Watering The Plants At The House We Rented At Bear Lake

Eli is so fun these days, especially since he's talking more and starting to say more of those crazy things kids come up with. I love to ask questions to hear what's going on in the 3-year-old head of his.

A couple weeks ago Brian got a bad email from the bank. Between online bill pay and my debit card spending, 5 transactions bounced= $100 in fees. Upsetting but not stressful since all we had to do was watch things and transfer from other accounts. Eli could tell his dad was upset and asked what was wrong. To put it simply, I told him "we don't have enough money." Eli put his pointer finger in the air and declared, as he always does, "Oh, I know, I know idea" and ran to his room to pull out some quarters from a secret supply in his sock bin I never knew about. "E-I-uh have money!" Bri melted as the boy came running to share his stash.

Last night I kept him up with me a little later than usual in hopes he might sleep in until at least 7 this morning. He was riveted to the first few minute of the 9 O'clock news. During the main stories about a small fire in the hills above Centerville and the poor guy hit by a trax train he would gasp and cover his mouth and ask me what was going on. I told him. Each time he said again, "Oh, oh, I know, E-I-uh help." I asked how he was going to help and he answered that Wolfie, his stuffed pet "cat" (jumping on grandpa's face in a post below) would do it.

Wednesday, July 7, 2010


I bought Eli a little doll a few weeks before Esme was born, hoping it would help with the transition. He didn't take much interest in it until a couple of weeks ago when I took him to see my friend Anna's newborn. He was completely smitten yet shy with tiny Everly. When we got home he went straight for his doll that he soon decided to name Eight. I assume the idea came from his recent church lesson about baptism, but who knows, maybe he's conjugating verbs and it's actually "ate."

I love this long-lasting copying phase. It teaches us both. I realize changes I need to make when I see Eli reinacting my bad habits. On the other side, it warms my hear, literally, when he's super sweet. He treats Eight just the way I do Esme. He's even shown concern that Eight has no hair. (Since all babies must have a full head of hair.) He gives her naps, claps when she sits up or rolls, swings her in the air to make her laugh, feeds her pretend baby food, and even nurses her. Brian was disturbed to witness the latter last night. I see it more matter-of-factly. He's just giving his baby milk the only way he knows how. He isn't aware of gender roles and constraints.

He's also extremely bossy. Part of his immitating also assumes that there is no hierarchy around here and that we are all equal in command. If Eight is sleeping and I talk above a whisper, he quickly commands "Shhhhh, be quatet!" and then tells me to finish my dinner.

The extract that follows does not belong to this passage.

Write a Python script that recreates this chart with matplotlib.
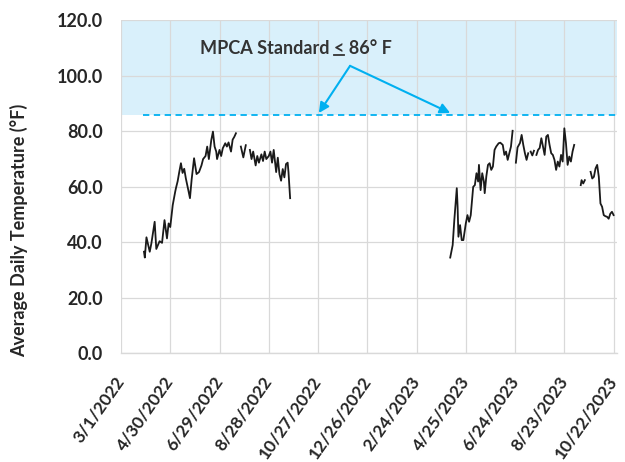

Every day he learns how a family interacts, works, and loves based on what he sees. Yikes. I better be on my best behavior.

Monday, July 5, 2010

Corrales Family Vacation

This past weekend we finally made it to Bear Lake with Brian's family, a tradition in their house growing up. Eli had plenty of time to beat up, I mean play with grandpa, ride his bike and loved the beach this time. Esme met her new cousin for the first time, even got a taste of sand, and took a nap while spalunkering. Brian and I had a "date," floating off in our inner tubes while the grandparents wrastled the kids.

Can you tell where Esme gets her looks?

8 Months

If you haven't seen this girl smile then your life isn't complete.